For the seed before instantiating each layer, could you give me an example?

I understand I will get differences but I am just wondering will this effect degrades the performance in general. If this only affects debugging, it might not be a big issue.

ptrblck · October 25, 2018, 11:53am

I think the seeding approach is getting cumbersome for more complex use cases.
Let’s just initialize the model with unused modules and load the parameters in the “complete” model.
Could you add this code to the gist and compare the results again?

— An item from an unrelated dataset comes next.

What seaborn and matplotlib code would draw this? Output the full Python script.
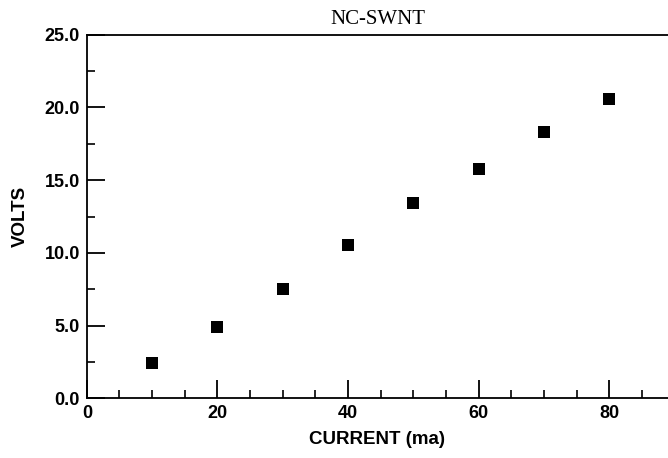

def copy_params(modelA, modelB):
    modelA_dict = modelA.state_dict()
    modelB_dict = modelB.state_dict()
    equal_dict = {k: v for k, v in modelB_dict.items() if k in modelA_dict}
    modelA.load_state_dict(equal_dict)



modelA = MyModel()
modelB = MyModelUnused()

copy_params(modelA, modelB)

# Check weights for equality
check_params(modelA, modelB)

dem123456789 · October 26, 2018, 9:37am

The results are the same if we copy the parameters.
I find another problem. If I have two module_list each initialized with two different methods, moving the module_list behind fc layer still has errors.
You can see the code here

ptrblck · October 26, 2018, 11:52am

I’ve checked your code and it seems you are copying the parameters between models and the seeding approach later. Just remove the second approach, as it’s not a good fit anymore regarding the construction of your models.
Remove these lines and you’ll get the same results:

torch.manual_seed(2809)
modelA = MyModel()
torch.manual_seed(2809)
modelB = MyModelUnused()

dem123456789 · October 26, 2018, 12:05pm

So if I do not manually seed, there will not be any problems?

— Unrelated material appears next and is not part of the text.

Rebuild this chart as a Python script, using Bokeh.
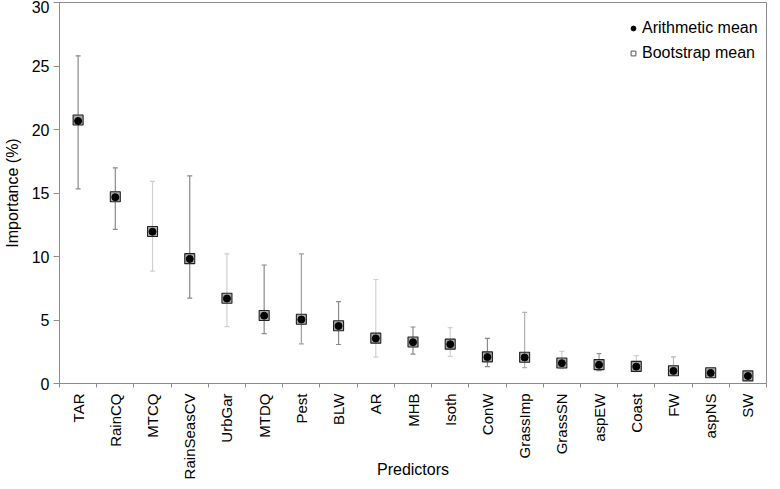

ptrblck · October 26, 2018, 12:11pm

No, the manual seed is not the issue. I’ve just used it in my first example to show, that the optimizer does not have any problems optimizing a model with unused parameters.
Even if we copy all parameters between models, the optimizer works identically.

So back to your original question. The discrepancy you are observing is not due to some unused parameters in your model. However, if your whole training procedure is very sensitive to the initialization, and therefore to the seeding as well, you might get these results.

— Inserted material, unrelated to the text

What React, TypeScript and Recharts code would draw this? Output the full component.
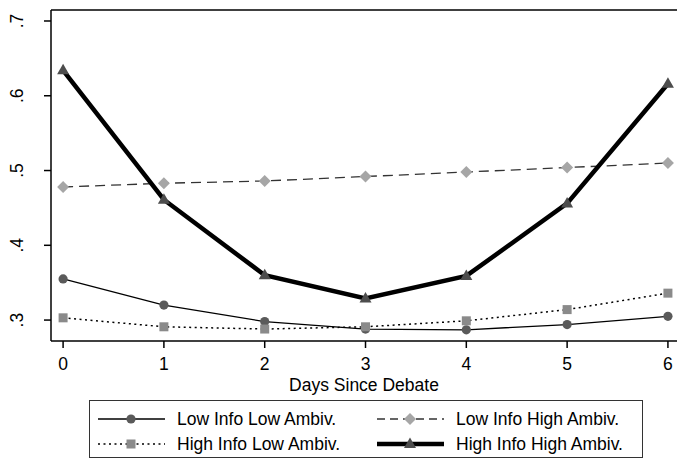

To debug the problem I would suggest to try the following:

Compare the results of your “good” model using several random seeds at the beginning of your script. If tht accuracy stays approx. the same, it should be alright. If you see an accuracy drop for different seeds, I would suggest to use some weight init functions and see it we can stabilize the performance.
Create your good model and save the state_dict after initializing the model. Create another script using your model containing unused layers and load the state_dict for the common layers. Then train this model and see, how the performance is compared to the initial model.

I’m still in doubt the optimizer is causing this issue.